Notre vie chrétienne est jalonnée de ces moments où la présence de l’ivraie se fait sentir. Mais nous sommes alors invités à nous retourner vers le semeur, à nous placer sous sa pluie de grâce, qui pleut sur nous en abondance et explose dans notre vie, et la fait porter du fruit, du bon, aussi.
Amen
Lecture de la Bible
Matthieu 13:1-9 et 24-30
Ce jour-là, Jésus sortit de la maison et s'assit au bord de la mer. 2Il se rassembla auprès de lui de si grandes foules qu'il monta dans un bateau et s'y assit. Toute la foule se tenait sur le rivage.
3 Il leur parla longuement en paraboles ; il disait : Le semeur sortit pour semer. 4Comme il semait, des grains tombèrent le long du chemin ; les oiseaux vinrent et les mangèrent. 5D'autres tombèrent dans les endroits pierreux, où ils n'avaient pas beaucoup de terre : ils levèrent aussitôt, parce que la terre n'était pas profonde ; 6mais quand le soleil se leva, ils furent brûlés et se desséchèrent, faute de racines. 7D'autres tombèrent parmi les épines : les épines montèrent et les étouffèrent. 8D'autres tombèrent dans la bonne terre : ils finirent par donner du fruit, l'un cent, l'autre soixante, l'autre trente. 9Que celui qui a des oreilles entende !
...
24 Il leur proposa cette autre parabole : Il en va du règne des cieux comme d'un homme qui avait semé de la bonne semence dans son champ. 25 Pendant que les gens dormaient, son ennemi vint, sema de la mauvaise herbe au milieu du blé et s'en alla. 26Lorsque l'herbe eut poussé et produit du fruit, la mauvaise herbe parut aussi. 27Les esclaves du maître de maison vinrent lui dire : Seigneur, n'as-tu pas semé de la bonne semence dans ton champ ? D'où vient donc qu'il y ait de la mauvaise herbe ? 28Il leur répondit : C'est un ennemi qui a fait cela.
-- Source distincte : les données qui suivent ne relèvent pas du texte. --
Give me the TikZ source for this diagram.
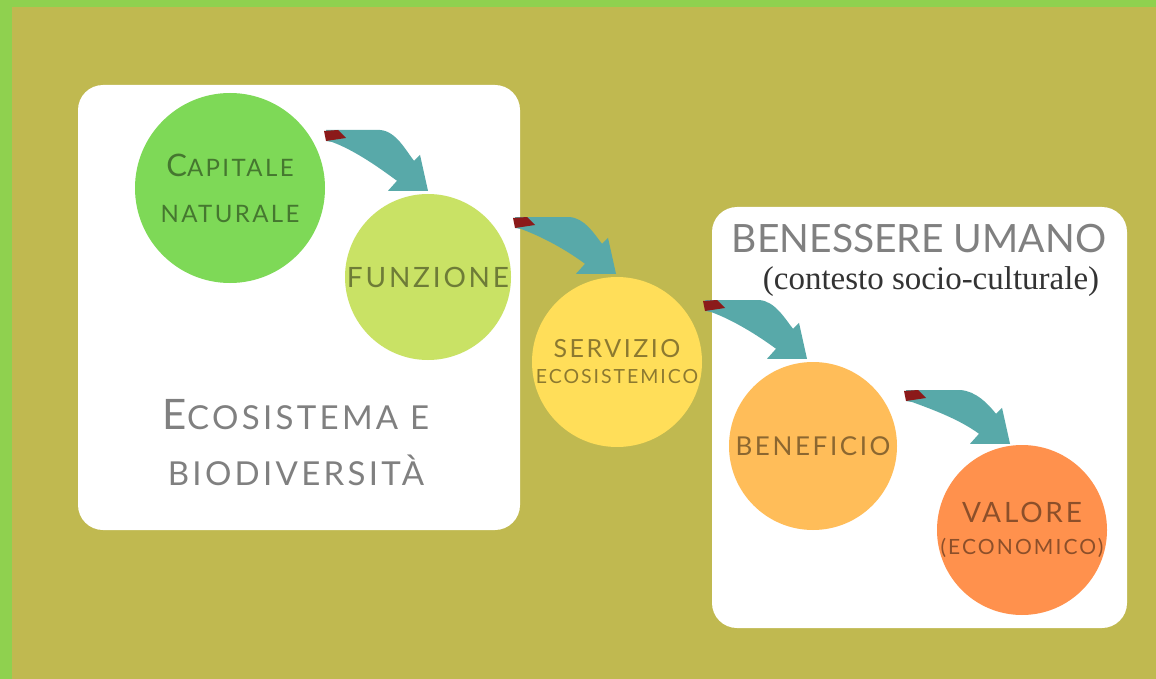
\documentclass[tikz,border=0pt]{standalone}
\usepackage{fontspec}
\setmainfont{Lato}
\newfontfamily\spacedfont{Lato}[LetterSpace=10]
\newfontfamily\notefont{Liberation Serif}
\usepackage{tikz}
\usetikzlibrary{calc}
\definecolor{bordergreen}{HTML}{8FD14F}
\definecolor{olivebg}{HTML}{C0B950}
\definecolor{swooshteal}{HTML}{58A9A9}
\definecolor{tailred}{HTML}{8B1A1A}
\definecolor{capgreen}{HTML}{7ED957}
\definecolor{funlime}{HTML}{C9E265}
\definecolor{servyellow}{HTML}{FFDE59}
\definecolor{benorange}{HTML}{FFBD59}
\definecolor{valorange}{HTML}{FF914D}
\newcommand{\sz}[2]{\fontsize{#1}{#2}\selectfont}
\tikzstyle{stagecircle} = [circle, inner sep=-15pt, text centered, align=center, text=black, text opacity=0.45]
\tikzstyle{panel} = [fill=white, rounded corners=25pt]
\tikzstyle{paneltitle} = [text=black!50, align=center]
\newcommand{\swoosh}[2]{%
  \fill[swooshteal] (#1) -- ($(#1)+(54,0)$) .. controls ($(#1)+(70,1)$) and ($(#2)+(-22,-40)$) .. ($(#2)+(-14,-30)$)
    -- ($(#2)+(-8,-36)$) -- (#2) -- ($(#2)+(-40,0)$) -- ($(#2)+(-31,-10)$)
    .. controls ($(#2)+(-50,-24)$) and ($(#1)+(28,20)$) .. ($(#1)+(6,12)$) -- ($(#1)+(0,11)$) -- cycle;
  \fill[tailred] ($(#1)+(-2,1)$) -- ($(#1)+(12,0)$) -- ($(#1)+(20,8)$) -- ($(#1)+(0,11)$) -- cycle;}

\begin{document}
\begin{tikzpicture}[x=1pt, y=-1pt]
    \useasboundingbox (0,0) rectangle (1156,679);
    \fill[bordergreen] (0,0) rectangle (1156,679);
    \fill[olivebg] (12,7) rectangle (1156,679);
    \fill[panel] (78,85) rectangle (520,530);
    \fill[panel] (712,207) rectangle (1127,628);

    \node (capitale) [stagecircle, fill=capgreen, minimum size=190pt, font=\spacedfont\sz{24}{46}] at (230,188) {{\sz{31}{46}C}APITALE\\NATURALE};
    \node (funzione) [stagecircle, fill=funlime, minimum size=166pt, font=\spacedfont\sz{28}{30}] at (428,277) {FUNZIONE};
    \node (servizio) [stagecircle, fill=servyellow, minimum size=170pt, font=\spacedfont\sz{25}{26}] at (617,362) {SERVIZIO\\{\sz{19.5}{22}ECOSISTEMICO}};
    \node (beneficio) [stagecircle, fill=benorange, minimum size=168pt, font=\spacedfont\sz{26}{28}] at (813,446) {BENEFICIO};
    \node (valore) [stagecircle, fill=valorange, minimum size=170pt, font=\spacedfont\sz{28}{32}] at (1022,530) {VALORE\\{\sz{21}{24}(ECONOMICO)}};

    \node (ecotitle) [paneltitle, font=\spacedfont\sz{33}{56}] at (296,443) {{\sz{42}{56}E}COSISTEMA E\\BIODIVERSITÀ};
    \node (benessere) [paneltitle, font=\sz{39}{40}] at (919,239) {BENESSERE UMANO};
    \node (contesto) [text=black!80, font=\notefont\sz{33}{34}] at (931,282) {(contesto socio-culturale)};

    \coordinate (s1) at ($(capitale)+(96,-58)$);
    \coordinate (s2) at ($(funzione)+(87,-60)$);
    \coordinate (s3) at ($(servizio)+(88,-62)$);
    \coordinate (s4) at ($(beneficio)+(93,-56)$);
    \coordinate (e1) at ($(funzione.north)+(0,-3)$);
    \coordinate (e2) at ($(servizio.north)+(-1,-3)$);
    \coordinate (e3) at ($(beneficio.north)+(-6,-3)$);
    \coordinate (e4) at ($(valore.north)+(-12,-1)$);
    \swoosh{s1}{e1}
    \swoosh{s2}{e2}
    \swoosh{s3}{e3}
    \swoosh{s4}{e4}
\end{tikzpicture}
\end{document}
Les esclaves lui dirent : Veux-tu que nous allions l'arracher ? 29Non, dit-il, de peur qu'en arrachant la mauvaise herbe, vous ne déraciniez le blé en même temps. 30Laissez croître ensemble l'un et l'autre jusqu'à la moisson ; au temps de la moisson, je dirai aux moissonneurs : Arrachez d'abord la mauvaise herbe et liez-la en gerbes pour la brûler, puis recueillez le blé dans ma grange.